If I could think of anything to be tweaked regarding Fury, it wouldn't be Fury itself, but instead how much Fury some Fury Spending skills use. As I mentioned before Weapon Throw is expensive, costing 20 Fury, which only goes into 100 five times. I'd like to see some changes to skills like that, where even if you don't have the perfect build (No Escape for Weapon Throw for example), you can still somewhat efficiently use the skills. This isn't game breaking, but it does deter the use of those over priced skills to some extent.
Also, I support this message. Special thanks to CherubDown for relaying it.
Blizzard is making sure all classes rely heavily on gear in Diablo III. The recent switch-up of base damage, to % weapon damage of almost every skill on every class pushes this even further. This change isn't reflected in the Beta, but you can head over to the Blizzard Skill Calculator to see the changes yourself.
Being a Barbarian player through the series, you get used to the fact that you are your gear. Small upgrades in armor or weapons can have a huge effect in gameplay. Throughout my experiences with the Barb so far, this holds true in Diablo III just as much as the previous games. The excitement of finding a new, better weapon is relatable to finding a $20 bill on the ground.
Sadly though, the Beta currently has a very limited amount of content. The only rare items I've seen drop are from the first slaying of the Skeleton King, and the only Legendary item I've seen is Griswold's Edge, which is only found on a randomly appearing Anvil in the Old Tristram Ruins, to which I have found three. I personally am near certain this isn't how the drop tables will be come release.
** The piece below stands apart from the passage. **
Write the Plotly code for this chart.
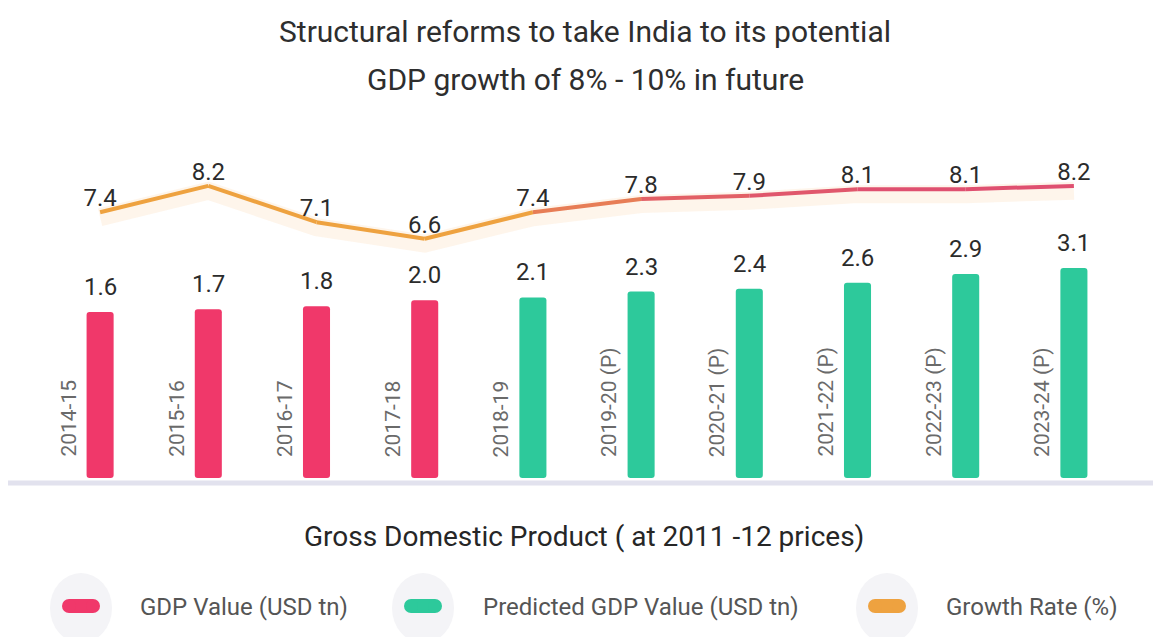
import plotly.graph_objects as go

# ---- data ----
years = ["2014-15", "2015-16", "2016-17", "2017-18", "2018-19",
         "2019-20 (P)", "2020-21 (P)", "2021-22 (P)", "2022-23 (P)", "2023-24 (P)"]
gdp_actual = [1.6, 1.7, 1.8, 2.0, None, None, None, None, None, None]
gdp_predicted = [None, None, None, None, 2.1, 2.3, 2.4, 2.6, 2.9, 3.1]
growth_rate = [7.4, 8.2, 7.1, 6.6, 7.4, 7.8, 7.9, 8.1, 8.1, 8.2]

# ---- layout constants ----
W, H = 1153, 637
M_L, M_R, M_T, M_B = 46, 25, 140, 159
PLOT_W = W - M_L - M_R
PLOT_H = H - M_T - M_B

BAR_FLOOR = -4.06          # bar axis bottom; bars rise from here
BAR_TOP = 7.47
LINE_RANGE = [-0.65, 9.59]

PINK = "#f0386a"
GREEN = "#2dc99b"
ORANGE = "#eea240"
FONT = "Roboto"


def px_x(x):
    return (x - M_L) / PLOT_W


def px_y(y):
    return (H - M_B - y) / PLOT_H


def mix(c1, c2, t):
    a = [int(c1[i:i + 2], 16) for i in (1, 3, 5)]
    b = [int(c2[i:i + 2], 16) for i in (1, 3, 5)]
    return "#" + "".join(f"{round(a[k] + (b[k] - a[k]) * t):02x}" for k in range(3))


fig = go.Figure()


def bar_trace(values, color, name):
    lengths = [None if v is None else v - BAR_FLOOR for v in values]
    return go.Bar(
        x=years, y=lengths, base=BAR_FLOOR, name=name,
        marker=dict(color=color, line=dict(width=0)),
        width=0.25, yaxis="y2",
        hoverinfo="skip", showlegend=False,
    )


fig.add_trace(bar_trace(gdp_actual, PINK, "GDP Value (USD tn)"))
fig.add_trace(bar_trace(gdp_predicted, GREEN, "Predicted GDP Value (USD tn)"))

# soft glow under the growth line
fig.add_trace(go.Scatter(
    x=years, y=[v - 0.15 for v in growth_rate], mode="lines",
    line=dict(color="rgba(245,170,90,0.12)", width=18, shape="linear"),
    hoverinfo="skip", showlegend=False,
))

# growth line, segment by segment so the colour can shift from orange to rose
seg_colors = [ORANGE] * 4 + [mix(ORANGE, "#df5070", t) for t in (0.45, 0.8, 0.92, 1.0, 1.0)]
for i in range(len(years) - 1):
    fig.add_trace(go.Scatter(
        x=years[i:i + 2], y=growth_rate[i:i + 2], mode="lines",
        line=dict(color=seg_colors[i], width=4),
        hoverinfo="skip", showlegend=False,
    ))

fig.add_trace(go.Scatter(
    x=years, y=growth_rate, mode="text",
    text=[f"{v:.1f}" for v in growth_rate], textposition="top center",
    textfont=dict(family=FONT, size=24, color="#2b2b2b"),
    cliponaxis=False, hoverinfo="skip", showlegend=False,
))

annotations = []
shapes = []

# value labels above the bars
for yr, a, p in zip(years, gdp_actual, gdp_predicted):
    v = a if a is not None else p
    annotations.append(dict(
        x=yr, xref="x", y=v, yref="y2", text=f"{v:.1f}", showarrow=False,
        xanchor="center", yanchor="bottom", yshift=9,
        font=dict(family=FONT, size=24, color="#2b2b2b"),
    ))

# title, two centred lines
for text, cy in (("Structural reforms to take India to its potential", 31),
                 ("GDP growth of 8% - 10% in future", 79)):
    annotations.append(dict(
        x=px_x(585), xref="paper", y=px_y(cy), yref="paper",
        text=text, showarrow=False, xanchor="center", yanchor="middle",
        font=dict(family=FONT, size=30, color="#2e2e2e"),
    ))

# year labels, rotated, to the left of each bar
for yr in years:
    annotations.append(dict(
        x=yr, xref="x", y=px_y(459), yref="paper",
        text=yr, textangle=-90, showarrow=False,
        xshift=-32, xanchor="center", yanchor="bottom",
        font=dict(family=FONT, size=21, color="#6a6a6a"),
    ))

# baseline under the bars
shapes.append(dict(
    type="line", xref="paper", yref="paper",
    x0=px_x(8), x1=px_x(W), y0=px_y(483), y1=px_y(483),
    line=dict(color="#e2e2ee", width=5),
))

# subtitle under the chart
annotations.append(dict(
    x=px_x(584), xref="paper", y=px_y(536), yref="paper",
    text="Gross Domestic Product ( at 2011 -12 prices)", showarrow=False,
    xanchor="center", yanchor="middle",
    font=dict(family=FONT, size=28, color="#262626"),
))

# legend drawn by hand: grey disc, pill swatch, label
legend_items = [
    (81, PINK, "GDP Value (USD tn)", 138),
    (423, GREEN, "Predicted GDP Value (USD tn)", 481),
    (887, ORANGE, "Growth Rate (%)", 944),
]
for cx, color, label, tx in legend_items:
    cy = 606
    r = 33
    shapes.append(dict(
        type="circle", xref="paper", yref="paper",
        x0=px_x(cx - r + 2), x1=px_x(cx + r - 2), y0=px_y(cy + r + 4), y1=px_y(cy - r),
        fillcolor="#f4f4f7", line=dict(width=0), layer="below",
    ))
    hw, hh = 19, 7
    shapes.append(dict(
        type="rect", xref="paper", yref="paper",
        x0=px_x(cx - hw + hh), x1=px_x(cx + hw - hh), y0=px_y(cy + hh), y1=px_y(cy - hh),
        fillcolor=color, line=dict(width=0),
    ))
    for ex in (cx - hw + hh, cx + hw - hh):
        shapes.append(dict(
            type="circle", xref="paper", yref="paper",
            x0=px_x(ex - hh), x1=px_x(ex + hh), y0=px_y(cy + hh), y1=px_y(cy - hh),
            fillcolor=color, line=dict(width=0),
        ))
    annotations.append(dict(
        x=px_x(tx), xref="paper", y=px_y(cy + 1), yref="paper",
        text=label, showarrow=False, xanchor="left", yanchor="middle",
        font=dict(family=FONT, size=24, color="#555555"),
    ))

fig.update_layout(
    width=W, height=H,
    margin=dict(l=M_L, r=M_R, t=M_T, b=M_B),
    paper_bgcolor="white", plot_bgcolor="white",
    xaxis=dict(type="category", range=[-0.5, 9.5], showticklabels=False,
               showgrid=False, zeroline=False, showline=False, ticks=""),
    yaxis=dict(range=LINE_RANGE, visible=False, showgrid=False, zeroline=False),
    yaxis2=dict(range=[BAR_FLOOR, BAR_TOP], overlaying="y", visible=False,
                showgrid=False, zeroline=False),
    barmode="overlay", bargap=0.75,
    barcornerradius=3,
    showlegend=False,
    annotations=annotations, shapes=shapes,
)

fig.write_html("out.html")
Aside from drops, crafting is a very viable means to get great items. In fact, most of the best items in the Beta right now can only be crafted. This is due to the fact that you are able to level your Black Smith higher than you normally would have by the time you defeat the Skeleton King on this difficulty, thus granting you access to gear that out classes the drops at this point in the game. This isn't to say you can just craft a perfect item, there are many variables which lend itself to a great crafted item. These variables are completely random, so getting a great roll can be very rare. This is where the Auction House comes in. I personally have used to Auction House for most of my gear. I tried to roll good items, but it just didn't happen.
As one would expect from a player based economy, most items are ridiculously overpriced at first. Something wonderful is starting to happen though, those overpriced items are not selling. Even in the Beta where players know nothing they're accomplishing will carry over to release, people are still refusing to pay for overpriced items. This brings the item price down, and slowly but surely will come to a standard price for that item depending on stats.
Blizzard has done a fine job at maintaining the heaviness that characterizes this class. Every time I see an enemy I'm drawn towards it like a magnet. The feeling that comes from knocking skeletons clean from your enemies' flesh is empowering, and extremely satisfying. The physics that ensue after these powerful strikes may look silly while watching gameplay footage, but let me assure you it feels just right when you're behind the controls. There are some tweaks to be done in this area if you scrutinize it, but nothing that will ruin your ground and pounding experience with the Barbarian. This class is for those who love being toe-to-toe with yo foes, ya dig?